[Start DATA LINES]

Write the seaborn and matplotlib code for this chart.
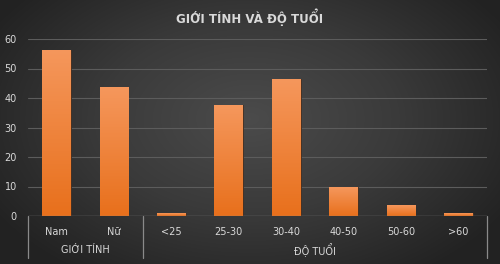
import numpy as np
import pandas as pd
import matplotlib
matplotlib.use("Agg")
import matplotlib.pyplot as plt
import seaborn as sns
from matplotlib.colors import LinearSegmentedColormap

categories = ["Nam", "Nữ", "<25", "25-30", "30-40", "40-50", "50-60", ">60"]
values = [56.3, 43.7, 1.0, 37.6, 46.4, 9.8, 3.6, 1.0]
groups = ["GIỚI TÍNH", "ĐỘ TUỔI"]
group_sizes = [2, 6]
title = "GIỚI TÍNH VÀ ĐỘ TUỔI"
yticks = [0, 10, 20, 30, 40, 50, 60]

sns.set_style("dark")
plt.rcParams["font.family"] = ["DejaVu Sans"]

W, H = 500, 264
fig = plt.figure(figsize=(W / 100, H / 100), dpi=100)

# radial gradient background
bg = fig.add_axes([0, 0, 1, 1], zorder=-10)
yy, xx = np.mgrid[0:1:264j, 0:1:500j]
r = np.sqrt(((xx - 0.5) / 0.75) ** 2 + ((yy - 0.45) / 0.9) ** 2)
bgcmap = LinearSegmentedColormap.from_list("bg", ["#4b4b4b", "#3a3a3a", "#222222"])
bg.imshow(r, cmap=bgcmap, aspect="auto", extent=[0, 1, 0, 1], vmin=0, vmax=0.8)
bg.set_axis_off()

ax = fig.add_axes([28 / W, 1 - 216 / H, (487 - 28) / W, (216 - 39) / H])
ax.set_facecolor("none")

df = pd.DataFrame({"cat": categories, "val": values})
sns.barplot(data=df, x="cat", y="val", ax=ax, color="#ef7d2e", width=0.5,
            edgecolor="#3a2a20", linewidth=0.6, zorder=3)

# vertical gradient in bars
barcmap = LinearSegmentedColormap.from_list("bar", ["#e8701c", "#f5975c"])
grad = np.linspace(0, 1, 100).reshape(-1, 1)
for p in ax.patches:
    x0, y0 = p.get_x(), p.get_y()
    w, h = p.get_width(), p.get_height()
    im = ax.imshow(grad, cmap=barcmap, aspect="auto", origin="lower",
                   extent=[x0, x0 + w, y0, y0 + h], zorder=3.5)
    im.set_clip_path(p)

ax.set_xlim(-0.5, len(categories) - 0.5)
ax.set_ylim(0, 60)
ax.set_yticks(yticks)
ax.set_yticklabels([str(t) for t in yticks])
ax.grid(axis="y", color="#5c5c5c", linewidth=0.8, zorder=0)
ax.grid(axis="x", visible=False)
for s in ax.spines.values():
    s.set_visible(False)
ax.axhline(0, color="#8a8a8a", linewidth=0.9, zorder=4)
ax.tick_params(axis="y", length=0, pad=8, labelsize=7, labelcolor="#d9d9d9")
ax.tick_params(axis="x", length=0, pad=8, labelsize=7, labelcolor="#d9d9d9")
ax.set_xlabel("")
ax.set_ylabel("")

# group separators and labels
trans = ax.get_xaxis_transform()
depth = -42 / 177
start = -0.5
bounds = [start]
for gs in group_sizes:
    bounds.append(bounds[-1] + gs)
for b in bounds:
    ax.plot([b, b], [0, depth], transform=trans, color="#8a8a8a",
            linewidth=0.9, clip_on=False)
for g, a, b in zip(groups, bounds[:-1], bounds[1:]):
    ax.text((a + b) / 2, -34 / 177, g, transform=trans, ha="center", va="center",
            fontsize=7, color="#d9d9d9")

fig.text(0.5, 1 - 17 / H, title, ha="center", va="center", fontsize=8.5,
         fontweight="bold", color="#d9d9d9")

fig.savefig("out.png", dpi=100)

[End DATA LINES]

*WORK TO BE COMPLETED*. Tell how many lines above contain the word "matplotlib". Give the number alone.

*WRITTEN SOLUTION*. 5